2022 — During the year ended December 31, 2022, the Company recognized impairment charges for the following properties in order to reduce their carrying values to their estimated fair values, as follows:
$94.8 million on four office properties due to the shortening of their expected hold periods; the fair value measurement was determined by estimating discounted cash flows using two significant unobservable inputs, which were the cash flow discount rate (range of 7.5% to 13%) and terminal capitalization rate (range of 5.5% to 8.75%); the properties were sold during 2023;
$12.5 million on two hotels and one office property based on their estimated selling price; the properties were sold during 2023;
$9.4 million on four land parcels based on their estimated selling prices. One parcel of the land was sold in November 2022.

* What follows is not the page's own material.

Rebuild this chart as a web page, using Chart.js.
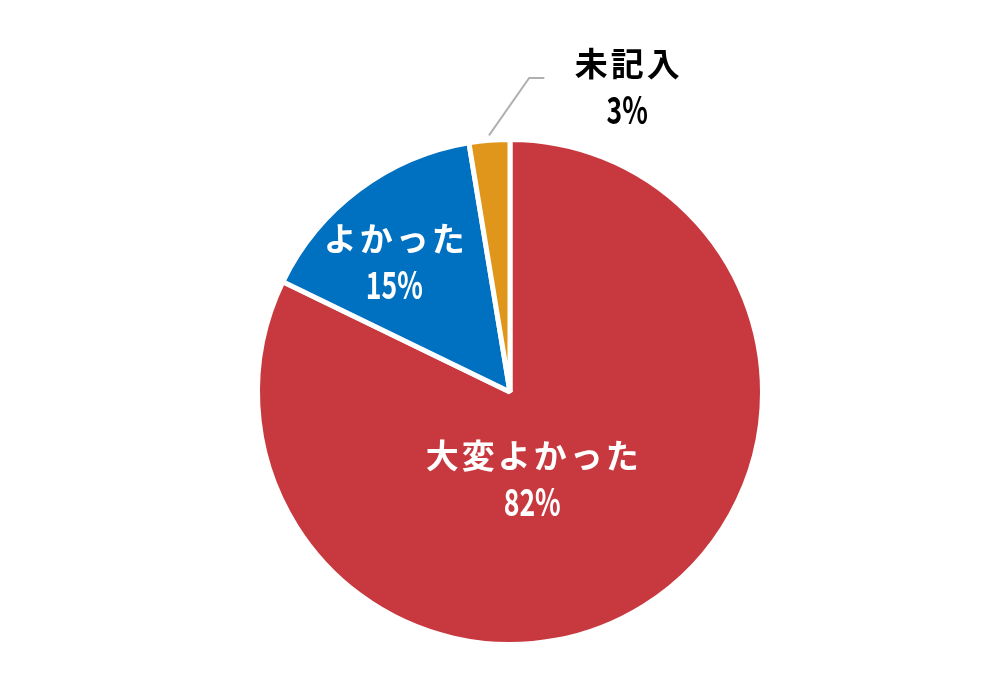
<!DOCTYPE html>
<html><head><meta charset="utf-8">
<script src="https://cdn.jsdelivr.net/npm/chart.js@4"></script>
<style>html,body{margin:0;padding:0;background:#fff;}#wrap{width:1000px;height:680px;}</style>
</head><body><div id="wrap"><canvas id="c" width="1000" height="680"></canvas></div>
<script>
const categories = ['大変よかった', 'よかった', '未記入'];
const values = [82.2, 15.2, 2.6];
const percentLabels = ['82%', '15%', '3%'];
const colors = ['#C8393F', '#0070C0', '#E0961A'];

// label anchor in units of radius, relative to pie centre (styling only)
const labelAnchors = [[0.088, 0.338], [-0.458, -0.522], [0.464, -1.214]];
const labelColors = ['#fff', '#fff', '#000'];

const labelPlugin = {
  id: 'sliceLabels',
  afterDatasetsDraw(chart) {
    const ctx = chart.ctx;
    const meta = chart.getDatasetMeta(0);
    meta.data.forEach((arc, i) => {
      const r = arc.outerRadius;
      const cx = arc.x + labelAnchors[i][0] * r;
      const cy = arc.y + labelAnchors[i][1] * r;
      ctx.save();
      ctx.fillStyle = labelColors[i];
      ctx.textAlign = 'center';
      ctx.textBaseline = 'middle';
      ctx.font = 'bold 33px "Noto Sans CJK JP"';
      ctx.letterSpacing = '3px';
      ctx.fillText(categories[i], cx + 1.5, cy - 22);
      ctx.restore();
      ctx.save();
      ctx.fillStyle = labelColors[i];
      ctx.textAlign = 'center';
      ctx.textBaseline = 'middle';
      ctx.font = 'bold 38px "Noto Sans CJK JP"';
      ctx.translate(cx, cy + 24);
      ctx.scale(0.7, 1);
      ctx.fillText(percentLabels[i], 0, 0);
      ctx.restore();
      if (i === 2) {
        const mid = (arc.startAngle + arc.endAngle) / 2;
        const sx = arc.x + Math.cos(mid) * (r + 5);
        const sy = arc.y + Math.sin(mid) * (r + 5);
        ctx.save();
        ctx.strokeStyle = '#B0B0B0';
        ctx.lineWidth = 2;
        ctx.beginPath();
        ctx.moveTo(sx, sy);
        ctx.lineTo(arc.x + 0.076 * r, arc.y - 1.244 * r);
        ctx.lineTo(arc.x + 0.136 * r, arc.y - 1.244 * r);
        ctx.stroke();
        ctx.restore();
      }
    });
  }
};

new Chart(document.getElementById('c'), {
  type: 'pie',
  data: {
    labels: categories,
    datasets: [{
      data: values,
      backgroundColor: colors,
      borderColor: '#ffffff',
      borderWidth: 5
    }]
  },
  options: {
    responsive: false,
    animation: false,
    layout: { padding: { left: 255, right: 235, top: 137, bottom: 33 } },
    plugins: { legend: { display: false }, tooltip: { enabled: false } }
  },
  plugins: [labelPlugin]
});
</script>
</body></html>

2021 — During the year ended December 31, 2021, the Company recognized impairment charges for the following properties in order to reduce their carrying values to their estimated fair values, as follows:
$6.0 million on one office property due to the shortening of its expected hold period; the fair value measurement was determined by estimating discounted cash flows using two significant unobservable inputs, which were the cash flow discount rate (8.0%) and terminal capitalization rate (5.75%); the property was sold in January 2022;
$7.4 million on two hotels due to the adverse effect of the COVID-19 pandemic has had on the hotel operations; the fair value measurement was determined by estimating discounted cash flows using two significant unobservable inputs, which were the cash flow discount rate (8.67%) and terminal capitalization rate (6.5%); the two hotels were sold in February 2023;
$20.8 million on several land parcels based on their estimated selling price;
$2.9 million on goodwill which was fully impaired based on management's impairment test.